Popular Linux distributions carry the eCryptfs user-space packages; follow the software package installation procedure for your distribution to install the ecryptfs-utils package. If the eCryptfs user-space tools are not yet available from your distribution, you can download, build and install the source tarball. You can obtain the user-space components from the eCryptfs SourceForge site (ecryptfs.sourceforge.net).

If eCryptfs is built as a kernel module, you need to load the module:

# modprobe ecryptfs

At this point, you can begin using eCryptfs with whatever filesystem you are currently using. To mount eCryptfs, specify the lower directory for the encrypted files and the eCryptfs mountpoint for the decrypted view of the files:

# mount -t ecryptfs /secret /secret

The first path is the lower directory, and the second path is the eCryptfs mountpoint. Note that the lower directory and the mountpoint have the same path in this example. These paths can be different, but I recommend doing a layover mount in order to help ensure that only eCryptfs has access to the files in the lower filesystem. This command transforms the given path from the lower directory into the eCryptfs mountpoint for the duration of the mount.

When performing a mount, the eCryptfs mount helper first attempts to read in options from the .ecryptfsrc file in the current user home directory, and then it reads options provided via the command line. The mount helper interactively prompts for any mandatory options that are not specified in the .ecryptfsrc file or the command line. For instance, you may be asked to choose a passphrase and a cipher.

Once the mount has completed successfully, files written to the /secret mountpoint will be encrypted transparently and written to the /secret directory in the lower filesystem. Encrypted files that exist in the lower /secret directory and that are able to be decrypted with the key specified at the time of the mount will be accessible in their unencrypted form when read from the /secret eCryptfs mountpoint.

When you unmount eCryptfs and look in /secret, you will see the encrypted lower files. You may first notice that the lower files are larger than the files viewed under the eCryptfs mountpoint. The exact size of the lower files depends on the page size of your host and on the amount of data written. In general, the minimum lower file size is either 12KB or your host page size plus 4KB, whichever is larger.
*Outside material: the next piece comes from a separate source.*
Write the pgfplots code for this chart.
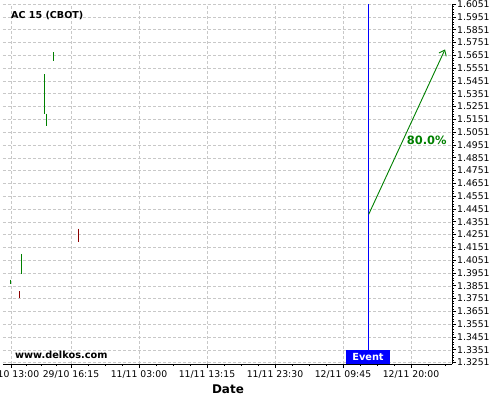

This helps ensure page alignment between the eCryptfs file and the lower file, which helps performance. The lower file then grows in 4KB increments as data spills into new 4KB data extents.

The extra space at the front of each lower file contains cryptographic metadata about the file, such as attribute flags and an encrypted file encryption key. Having this information in the file contents makes it convenient to transfer or back up the files while preserving all the information necessary to access the files later. However, the headers can take up a disproportionally large amount of space if there are many small files. Newer releases of eCryptfs can store the data in the extended attribute region instead, reducing the size of the lower encrypted files; refer to the eCryptfs on-line documentation at ecryptfs.sourceforge.net for more information on using this feature.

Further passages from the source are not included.